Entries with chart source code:
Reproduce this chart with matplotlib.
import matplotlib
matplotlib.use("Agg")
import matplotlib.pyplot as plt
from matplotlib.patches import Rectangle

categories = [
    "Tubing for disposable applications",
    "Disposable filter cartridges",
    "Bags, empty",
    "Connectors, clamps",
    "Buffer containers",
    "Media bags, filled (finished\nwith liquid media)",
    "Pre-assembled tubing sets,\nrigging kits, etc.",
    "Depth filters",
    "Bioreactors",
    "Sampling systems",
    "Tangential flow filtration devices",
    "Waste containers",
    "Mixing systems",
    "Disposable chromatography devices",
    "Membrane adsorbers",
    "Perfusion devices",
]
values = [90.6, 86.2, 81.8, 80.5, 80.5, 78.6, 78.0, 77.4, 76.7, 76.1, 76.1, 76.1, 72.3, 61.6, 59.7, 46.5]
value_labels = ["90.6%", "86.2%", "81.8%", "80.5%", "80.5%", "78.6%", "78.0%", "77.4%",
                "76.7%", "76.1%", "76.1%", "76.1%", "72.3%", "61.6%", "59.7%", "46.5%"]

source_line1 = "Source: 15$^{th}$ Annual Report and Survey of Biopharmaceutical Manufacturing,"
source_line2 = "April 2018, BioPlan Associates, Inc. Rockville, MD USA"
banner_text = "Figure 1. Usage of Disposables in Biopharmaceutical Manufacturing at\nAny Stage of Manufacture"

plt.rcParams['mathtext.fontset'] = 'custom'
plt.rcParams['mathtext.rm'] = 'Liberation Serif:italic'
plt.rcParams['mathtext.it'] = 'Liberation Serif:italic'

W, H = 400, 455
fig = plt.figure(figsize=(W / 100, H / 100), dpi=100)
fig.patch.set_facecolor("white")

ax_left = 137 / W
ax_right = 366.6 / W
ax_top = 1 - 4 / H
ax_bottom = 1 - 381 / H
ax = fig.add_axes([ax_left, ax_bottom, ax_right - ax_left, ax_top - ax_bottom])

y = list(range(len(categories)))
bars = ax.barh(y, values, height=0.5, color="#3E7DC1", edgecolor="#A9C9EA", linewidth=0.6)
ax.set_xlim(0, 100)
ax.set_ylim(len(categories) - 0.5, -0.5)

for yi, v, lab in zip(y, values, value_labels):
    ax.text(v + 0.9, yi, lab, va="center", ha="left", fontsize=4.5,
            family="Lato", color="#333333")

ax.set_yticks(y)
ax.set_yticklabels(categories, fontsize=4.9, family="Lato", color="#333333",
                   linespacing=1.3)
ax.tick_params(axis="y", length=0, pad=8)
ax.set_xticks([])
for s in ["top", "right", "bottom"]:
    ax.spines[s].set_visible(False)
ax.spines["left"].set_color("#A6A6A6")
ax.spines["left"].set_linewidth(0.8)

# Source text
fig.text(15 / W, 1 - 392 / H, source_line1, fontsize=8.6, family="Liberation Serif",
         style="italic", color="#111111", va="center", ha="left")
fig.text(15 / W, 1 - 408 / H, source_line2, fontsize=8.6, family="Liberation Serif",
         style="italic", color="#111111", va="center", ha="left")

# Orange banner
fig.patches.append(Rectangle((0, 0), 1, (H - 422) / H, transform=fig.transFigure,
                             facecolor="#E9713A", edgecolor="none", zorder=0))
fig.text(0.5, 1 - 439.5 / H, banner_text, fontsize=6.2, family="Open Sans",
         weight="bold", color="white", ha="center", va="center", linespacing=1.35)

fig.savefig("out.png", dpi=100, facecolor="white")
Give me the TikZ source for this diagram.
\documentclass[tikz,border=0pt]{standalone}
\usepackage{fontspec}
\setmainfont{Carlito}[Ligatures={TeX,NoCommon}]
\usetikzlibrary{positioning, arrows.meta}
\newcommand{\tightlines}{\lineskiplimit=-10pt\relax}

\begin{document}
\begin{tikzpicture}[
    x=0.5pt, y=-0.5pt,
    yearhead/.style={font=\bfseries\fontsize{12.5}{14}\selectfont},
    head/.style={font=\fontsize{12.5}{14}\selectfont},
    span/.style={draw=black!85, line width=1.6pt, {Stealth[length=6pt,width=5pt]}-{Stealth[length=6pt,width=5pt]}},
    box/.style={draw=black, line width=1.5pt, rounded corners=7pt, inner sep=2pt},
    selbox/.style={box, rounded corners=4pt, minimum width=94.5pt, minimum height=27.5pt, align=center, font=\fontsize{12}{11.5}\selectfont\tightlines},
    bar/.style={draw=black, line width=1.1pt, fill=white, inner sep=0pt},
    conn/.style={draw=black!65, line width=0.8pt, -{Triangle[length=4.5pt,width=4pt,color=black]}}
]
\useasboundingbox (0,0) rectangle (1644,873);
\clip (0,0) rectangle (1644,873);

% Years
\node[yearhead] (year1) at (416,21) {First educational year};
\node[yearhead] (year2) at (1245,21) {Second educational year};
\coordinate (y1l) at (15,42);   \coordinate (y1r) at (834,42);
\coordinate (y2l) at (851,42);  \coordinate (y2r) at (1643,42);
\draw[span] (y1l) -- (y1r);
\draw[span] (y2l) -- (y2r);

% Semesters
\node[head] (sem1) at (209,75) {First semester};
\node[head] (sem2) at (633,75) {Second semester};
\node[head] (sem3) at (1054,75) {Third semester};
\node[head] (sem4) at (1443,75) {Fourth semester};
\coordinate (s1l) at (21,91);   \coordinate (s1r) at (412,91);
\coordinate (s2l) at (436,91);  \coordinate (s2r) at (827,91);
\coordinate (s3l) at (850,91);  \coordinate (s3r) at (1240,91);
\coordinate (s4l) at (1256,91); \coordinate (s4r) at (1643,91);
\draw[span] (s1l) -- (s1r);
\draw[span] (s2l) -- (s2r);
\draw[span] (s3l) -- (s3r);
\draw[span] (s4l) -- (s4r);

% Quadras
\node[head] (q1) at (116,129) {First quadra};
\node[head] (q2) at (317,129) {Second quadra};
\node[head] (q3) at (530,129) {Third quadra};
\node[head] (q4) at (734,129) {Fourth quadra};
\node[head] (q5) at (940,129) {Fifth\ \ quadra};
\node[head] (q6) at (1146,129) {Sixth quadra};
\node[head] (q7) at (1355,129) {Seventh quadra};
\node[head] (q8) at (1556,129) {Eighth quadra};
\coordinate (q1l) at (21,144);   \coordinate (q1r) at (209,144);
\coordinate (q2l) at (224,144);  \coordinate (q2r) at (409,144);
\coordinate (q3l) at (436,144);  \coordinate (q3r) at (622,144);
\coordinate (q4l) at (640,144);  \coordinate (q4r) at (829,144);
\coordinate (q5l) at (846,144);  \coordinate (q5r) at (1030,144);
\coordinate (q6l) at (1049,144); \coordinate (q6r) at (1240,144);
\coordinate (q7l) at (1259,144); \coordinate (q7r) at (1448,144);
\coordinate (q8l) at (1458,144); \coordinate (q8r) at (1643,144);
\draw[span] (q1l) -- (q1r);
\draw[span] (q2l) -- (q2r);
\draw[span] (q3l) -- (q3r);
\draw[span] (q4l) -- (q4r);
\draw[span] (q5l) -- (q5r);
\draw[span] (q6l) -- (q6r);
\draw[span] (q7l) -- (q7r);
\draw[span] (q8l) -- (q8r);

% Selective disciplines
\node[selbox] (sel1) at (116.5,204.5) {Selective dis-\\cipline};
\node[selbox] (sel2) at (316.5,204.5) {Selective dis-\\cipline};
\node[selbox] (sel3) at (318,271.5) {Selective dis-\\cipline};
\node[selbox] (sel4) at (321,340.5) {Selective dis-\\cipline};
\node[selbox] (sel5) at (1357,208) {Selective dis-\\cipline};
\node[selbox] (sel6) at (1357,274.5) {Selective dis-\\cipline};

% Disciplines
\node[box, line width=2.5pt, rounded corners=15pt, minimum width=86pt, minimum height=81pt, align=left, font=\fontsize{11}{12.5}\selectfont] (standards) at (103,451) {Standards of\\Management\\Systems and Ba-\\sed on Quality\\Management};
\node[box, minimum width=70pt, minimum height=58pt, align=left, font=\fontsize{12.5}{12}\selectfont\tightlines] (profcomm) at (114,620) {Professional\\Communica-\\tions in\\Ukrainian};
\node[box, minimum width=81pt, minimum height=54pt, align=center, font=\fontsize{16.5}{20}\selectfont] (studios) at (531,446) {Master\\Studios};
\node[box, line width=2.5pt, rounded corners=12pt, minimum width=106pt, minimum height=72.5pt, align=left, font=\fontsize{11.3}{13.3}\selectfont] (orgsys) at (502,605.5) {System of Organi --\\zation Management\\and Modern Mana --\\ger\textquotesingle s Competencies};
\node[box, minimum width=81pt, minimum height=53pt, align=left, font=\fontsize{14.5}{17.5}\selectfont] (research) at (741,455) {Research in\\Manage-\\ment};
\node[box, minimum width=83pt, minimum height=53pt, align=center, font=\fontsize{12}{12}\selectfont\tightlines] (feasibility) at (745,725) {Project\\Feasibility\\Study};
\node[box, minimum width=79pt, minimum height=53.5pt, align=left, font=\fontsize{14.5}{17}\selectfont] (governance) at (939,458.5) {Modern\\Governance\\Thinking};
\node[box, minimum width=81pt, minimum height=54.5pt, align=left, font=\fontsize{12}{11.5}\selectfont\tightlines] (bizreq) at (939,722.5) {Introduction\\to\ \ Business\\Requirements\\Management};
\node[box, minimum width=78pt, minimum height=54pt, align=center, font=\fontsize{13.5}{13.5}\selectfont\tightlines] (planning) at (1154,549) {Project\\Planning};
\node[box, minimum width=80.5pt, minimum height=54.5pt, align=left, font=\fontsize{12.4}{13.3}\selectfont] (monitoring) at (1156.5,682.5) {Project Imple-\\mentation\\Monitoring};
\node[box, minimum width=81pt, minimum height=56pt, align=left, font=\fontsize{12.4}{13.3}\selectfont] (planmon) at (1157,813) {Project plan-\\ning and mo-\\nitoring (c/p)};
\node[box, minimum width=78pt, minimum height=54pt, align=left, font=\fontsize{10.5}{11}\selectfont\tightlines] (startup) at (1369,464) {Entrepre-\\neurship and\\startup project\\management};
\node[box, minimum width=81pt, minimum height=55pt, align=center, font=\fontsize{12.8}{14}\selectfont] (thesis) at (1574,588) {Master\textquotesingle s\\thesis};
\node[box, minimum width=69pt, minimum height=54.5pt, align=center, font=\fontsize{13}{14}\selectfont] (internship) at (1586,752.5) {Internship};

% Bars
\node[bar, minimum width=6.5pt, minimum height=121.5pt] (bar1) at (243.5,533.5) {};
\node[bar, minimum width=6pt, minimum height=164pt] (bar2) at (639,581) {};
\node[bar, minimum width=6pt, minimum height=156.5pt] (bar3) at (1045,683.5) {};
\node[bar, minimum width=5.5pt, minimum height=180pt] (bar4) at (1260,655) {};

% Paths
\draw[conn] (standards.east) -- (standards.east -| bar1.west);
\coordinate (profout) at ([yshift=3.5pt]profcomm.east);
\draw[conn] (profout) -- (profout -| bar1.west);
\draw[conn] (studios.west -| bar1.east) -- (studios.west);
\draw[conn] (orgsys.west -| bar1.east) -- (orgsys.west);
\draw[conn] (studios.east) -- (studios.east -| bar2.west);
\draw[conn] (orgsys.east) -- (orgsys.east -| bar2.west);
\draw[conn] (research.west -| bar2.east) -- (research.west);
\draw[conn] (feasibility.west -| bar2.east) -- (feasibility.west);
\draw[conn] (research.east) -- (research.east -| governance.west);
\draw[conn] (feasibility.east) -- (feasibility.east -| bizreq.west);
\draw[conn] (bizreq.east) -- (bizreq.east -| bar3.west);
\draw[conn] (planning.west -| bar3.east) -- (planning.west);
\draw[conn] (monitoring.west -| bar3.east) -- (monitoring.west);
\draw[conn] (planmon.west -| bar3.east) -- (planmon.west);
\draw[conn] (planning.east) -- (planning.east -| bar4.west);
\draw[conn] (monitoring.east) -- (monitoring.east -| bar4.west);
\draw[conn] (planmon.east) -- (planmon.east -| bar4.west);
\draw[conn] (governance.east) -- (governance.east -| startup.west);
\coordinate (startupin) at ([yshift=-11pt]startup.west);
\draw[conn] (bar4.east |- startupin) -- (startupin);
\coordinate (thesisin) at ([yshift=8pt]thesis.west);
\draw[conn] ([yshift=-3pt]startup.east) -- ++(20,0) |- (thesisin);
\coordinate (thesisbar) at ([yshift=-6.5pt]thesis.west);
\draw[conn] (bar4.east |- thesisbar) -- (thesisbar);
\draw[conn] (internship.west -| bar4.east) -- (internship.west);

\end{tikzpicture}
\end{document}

Aim - Output only the lines from the top of the entries through the one holding "from matplotlib.patches import Rectangle", copied exactly.

Full response -
Reproduce this chart with matplotlib.
import matplotlib
matplotlib.use("Agg")
import matplotlib.pyplot as plt
from matplotlib.patches import Rectangle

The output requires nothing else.